## START PROVIDED DATA

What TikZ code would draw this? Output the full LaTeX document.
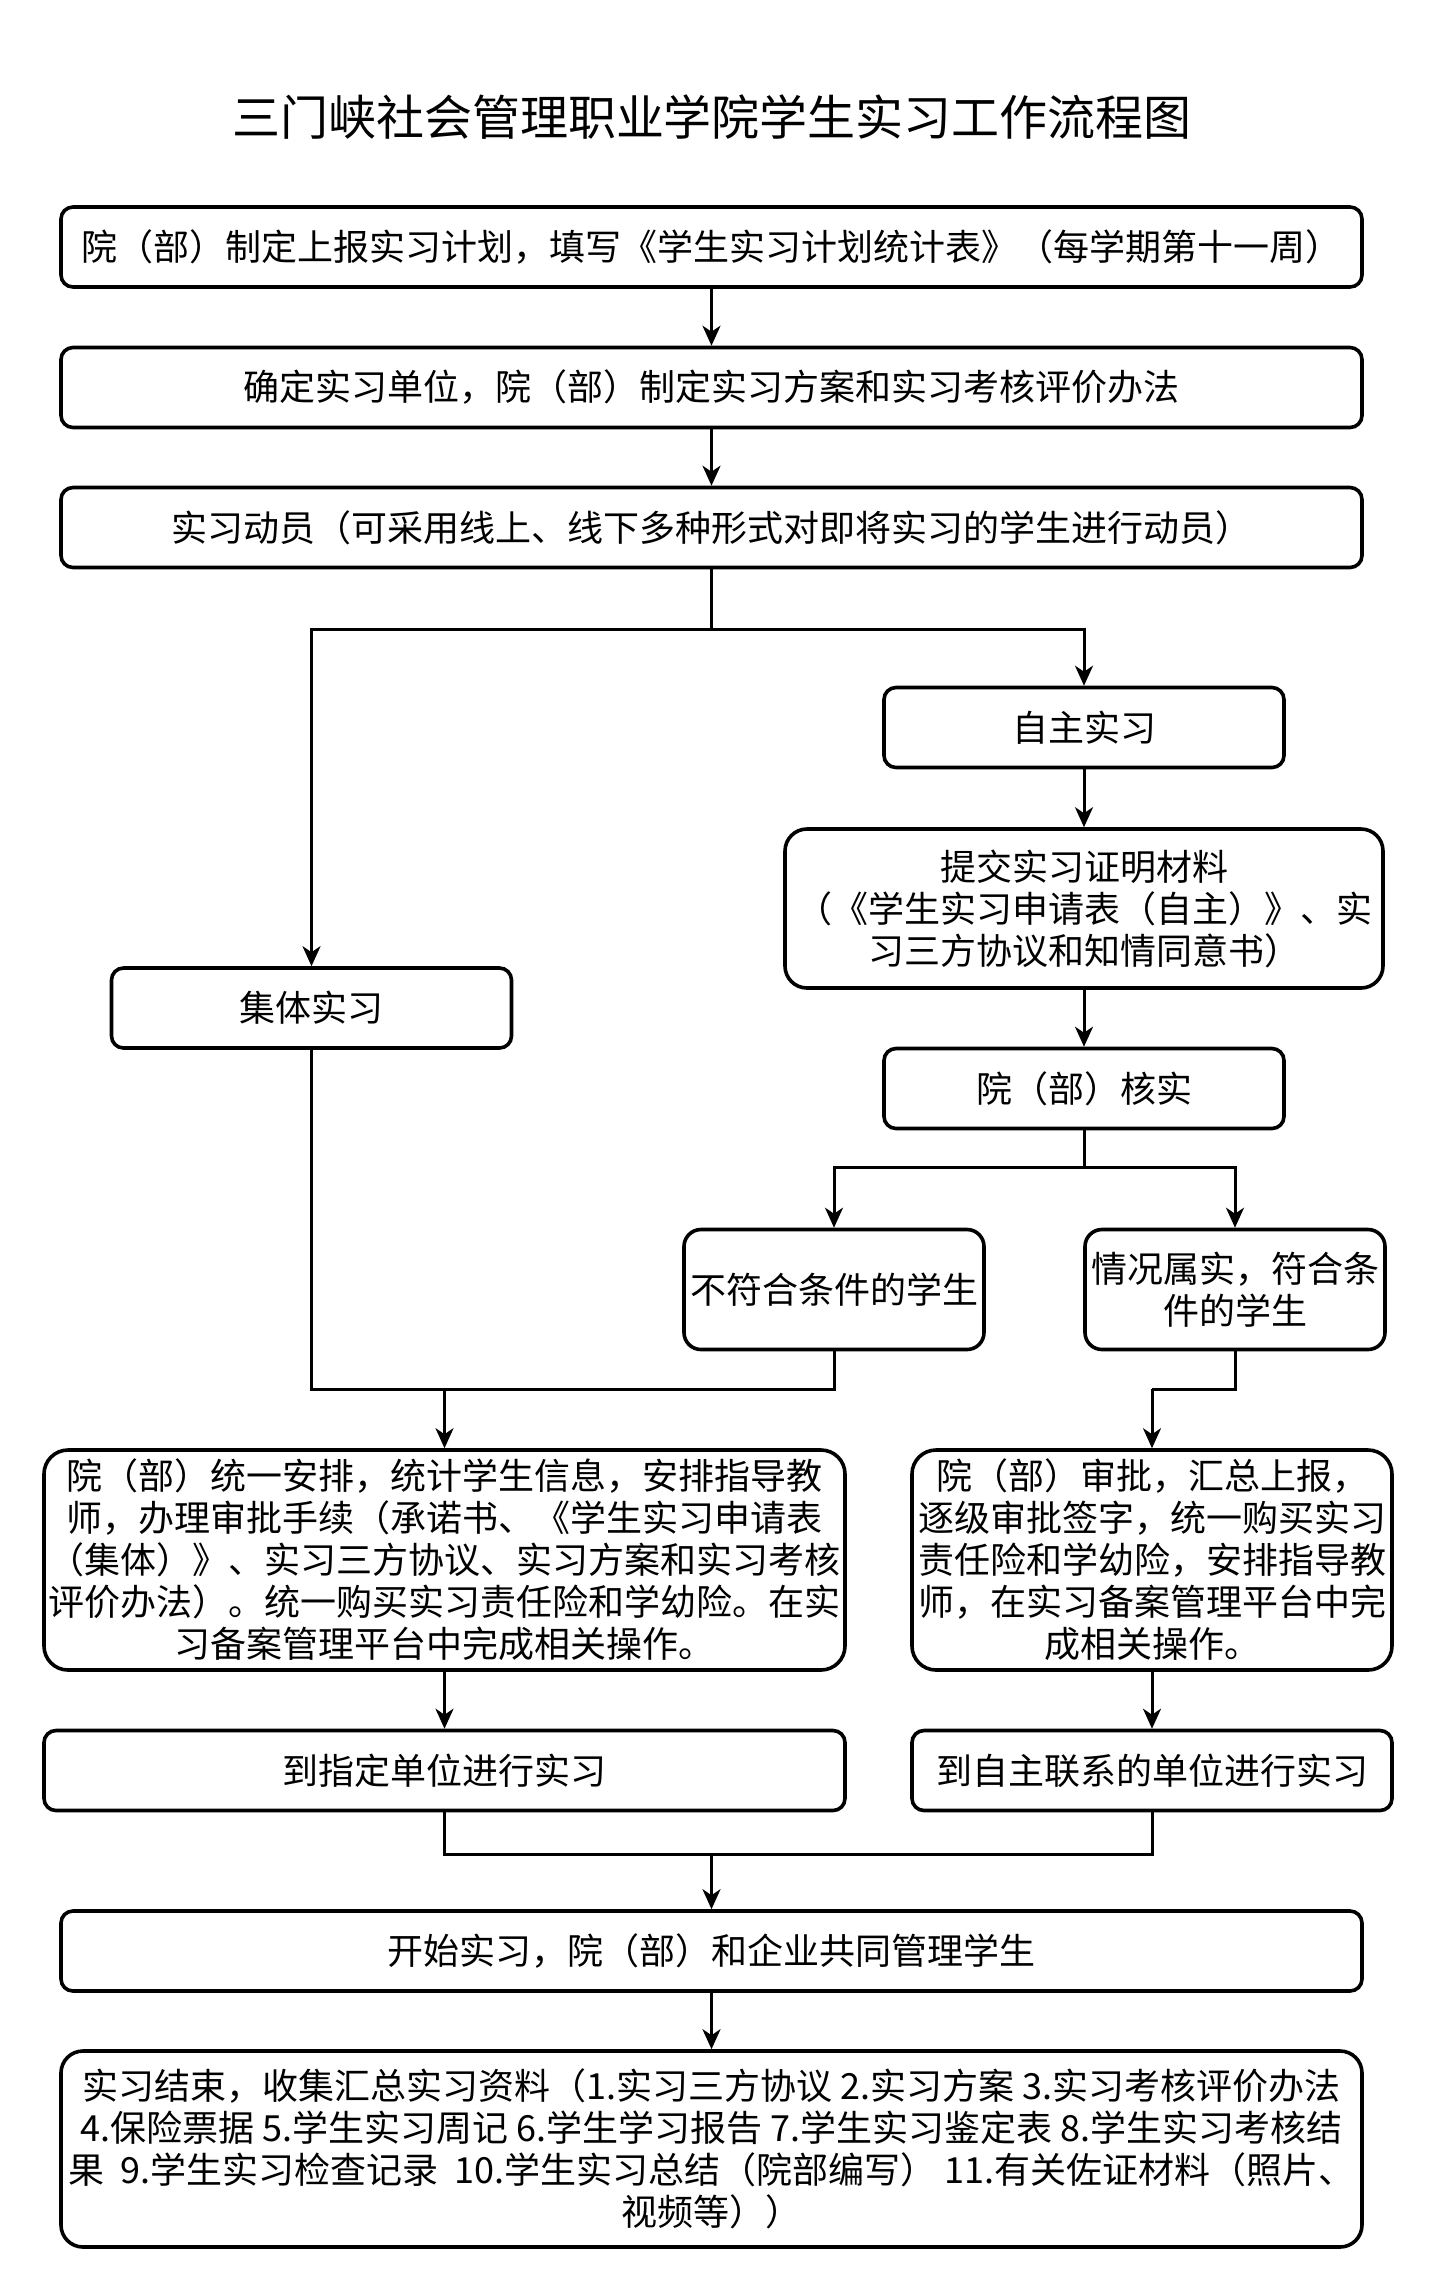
\documentclass[tikz,border=0pt]{standalone}
\usepackage{fontspec}
\setmainfont{Noto Sans CJK SC}
\usetikzlibrary{arrows.meta}
\begin{document}
\begin{tikzpicture}[x=0.5pt,y=-0.5pt,
  box/.style={draw, line width=1.8pt, align=center, inner sep=0pt,
    font=\fontsize{18}{21}\selectfont},
  conn/.style={line width=1.5pt},
  arr/.style={conn, -{Stealth[length=10pt,width=9pt,inset=3pt]}}]
\path[use as bounding box, fill=white] (0,0) rectangle (1432,2288);

\node[font=\fontsize{24}{28}\selectfont] (title) at (712,117) {三门峡社会管理职业学院学生实习工作流程图};

\node[box, minimum width=650.5pt, minimum height=40pt, rounded corners=6pt] (b1) at (711.5,247)
  {院（部）制定上报实习计划，填写《学生实习计划统计表》（每学期第十一周）};
\node[box, minimum width=650.5pt, minimum height=40pt, rounded corners=6pt] (b2) at (711.5,387.5)
  {确定实习单位，院（部）制定实习方案和实习考核评价办法};
\node[box, minimum width=650.5pt, minimum height=40pt, rounded corners=6pt] (b3) at (711.5,527.5)
  {实习动员（可采用线上、线下多种形式对即将实习的学生进行动员）};

\node[box, minimum width=200pt, minimum height=40pt, rounded corners=6pt] (zz) at (1084,727.5) {自主实习};
\node[box, minimum width=299pt, minimum height=79.5pt, rounded corners=11pt] (tj) at (1084,908.5)
  {提交实习证明材料\\（《学生实习申请表（自主）》、实\\习三方协议和知情同意书）};
\node[box, minimum width=200pt, minimum height=40pt, rounded corners=6pt] (hs) at (1084,1088.5) {院（部）核实};
\node[box, minimum width=150pt, minimum height=60pt, rounded corners=8.5pt] (bf) at (834,1289.5) {不符合条件的学生};
\node[box, minimum width=150pt, minimum height=60pt, rounded corners=8.5pt] (qk) at (1235,1289.5) {情况属实，符合条\\件的学生};

\node[box, minimum width=200pt, minimum height=40pt, rounded corners=6pt] (jt) at (311.5,1008) {集体实习};

\node[box, minimum width=400.5pt, minimum height=110pt, rounded corners=12pt] (ty) at (444.5,1560)
  {院（部）统一安排，统计学生信息，安排指导教\\师，办理审批手续（承诺书、《学生实习申请表\\（集体）》、实习三方协议、实习方案和实习考核\\评价办法）。统一购买实习责任险和学幼险。在实\\习备案管理平台中完成相关操作。};
\node[box, minimum width=240pt, minimum height=110pt, rounded corners=12pt] (sp) at (1152,1560)
  {院（部）审批，汇总上报，\\逐级审批签字，统一购买实习\\责任险和学幼险，安排指导教\\师，在实习备案管理平台中完\\成相关操作。};

\node[box, minimum width=400.5pt, minimum height=40pt, rounded corners=6pt] (zd) at (444.5,1770.5) {到指定单位进行实习};
\node[box, minimum width=240pt, minimum height=40pt, rounded corners=6pt] (zl) at (1152,1770.5) {到自主联系的单位进行实习};

\node[box, minimum width=650.5pt, minimum height=40pt, rounded corners=6pt] (ks) at (711.5,1951)
  {开始实习，院（部）和企业共同管理学生};
\node[box, minimum width=650.5pt, minimum height=98pt, rounded corners=11pt] (js) at (711.5,2149)
  {实习结束，收集汇总实习资料（1.实习三方协议 2.实习方案 3.实习考核评价办法\\4.保险票据 5.学生实习周记 6.学生学习报告 7.学生实习鉴定表 8.学生实习考核结\\果\ \ 9.学生实习检查记录\ \ 10.学生实习总结（院部编写）\ 11.有关佐证材料（照片、\\视频等））};

% coordinates
\coordinate (s1) at (711.5,629);
\coordinate (s1l) at (311.5,629);
\coordinate (s1r) at (1084,629);
\coordinate (s2) at (1084,1167);
\coordinate (s2l) at (834,1167);
\coordinate (s2r) at (1235,1167);
\coordinate (j1) at (444.5,1389);
\coordinate (j2) at (1152,1389);
\coordinate (m1) at (711.5,1854);

% connectors
\draw[arr] (b1) -- (b2);
\draw[arr] (b2) -- (b3);
\draw[conn] (b3.south) -- (s1);
\draw[arr] (s1) -- (s1l) -- (jt.north);
\draw[arr] (s1) -- (s1r) -- (zz.north);
\draw[arr] (zz) -- (tj);
\draw[arr] (tj) -- (hs);
\draw[conn] (hs.south) -- (s2);
\draw[arr] (s2) -- (s2l) -- (bf.north);
\draw[arr] (s2) -- (s2r) -- (qk.north);
\draw[conn] (jt.south) -- (jt.south |- j1) -- (j1);
\draw[conn] (bf.south) -- (bf.south |- j1) -- (j1);
\draw[arr] (j1) -- (ty.north);
\draw[conn] (qk.south) -- (qk.south |- j2) -- (j2);
\draw[arr] (j2) -- (sp.north);
\draw[arr] (ty) -- (zd);
\draw[arr] (sp) -- (zl);
\draw[conn] (zd.south) -- (zd.south |- m1) -- (m1);
\draw[conn] (zl.south) -- (zl.south |- m1) -- (m1);
\draw[arr] (m1) -- (ks.north);
\draw[arr] (ks) -- (js);
\end{tikzpicture}
\end{document}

## END PROVIDED DATA

DO THIS: Only the lines from the start of the material through the line containing "(title) at (712,117)" should be transcribed. Pictures stay out.

ANSWER FOR THIS EXERCISE:
What TikZ code would draw this? Output the full LaTeX document.
\documentclass[tikz,border=0pt]{standalone}
\usepackage{fontspec}
\setmainfont{Noto Sans CJK SC}
\usetikzlibrary{arrows.meta}
\begin{document}
\begin{tikzpicture}[x=0.5pt,y=-0.5pt,
  box/.style={draw, line width=1.8pt, align=center, inner sep=0pt,
    font=\fontsize{18}{21}\selectfont},
  conn/.style={line width=1.5pt},
  arr/.style={conn, -{Stealth[length=10pt,width=9pt,inset=3pt]}}]
\path[use as bounding box, fill=white] (0,0) rectangle (1432,2288);

\node[font=\fontsize{24}{28}\selectfont] (title) at (712,117) {三门峡社会管理职业学院学生实习工作流程图};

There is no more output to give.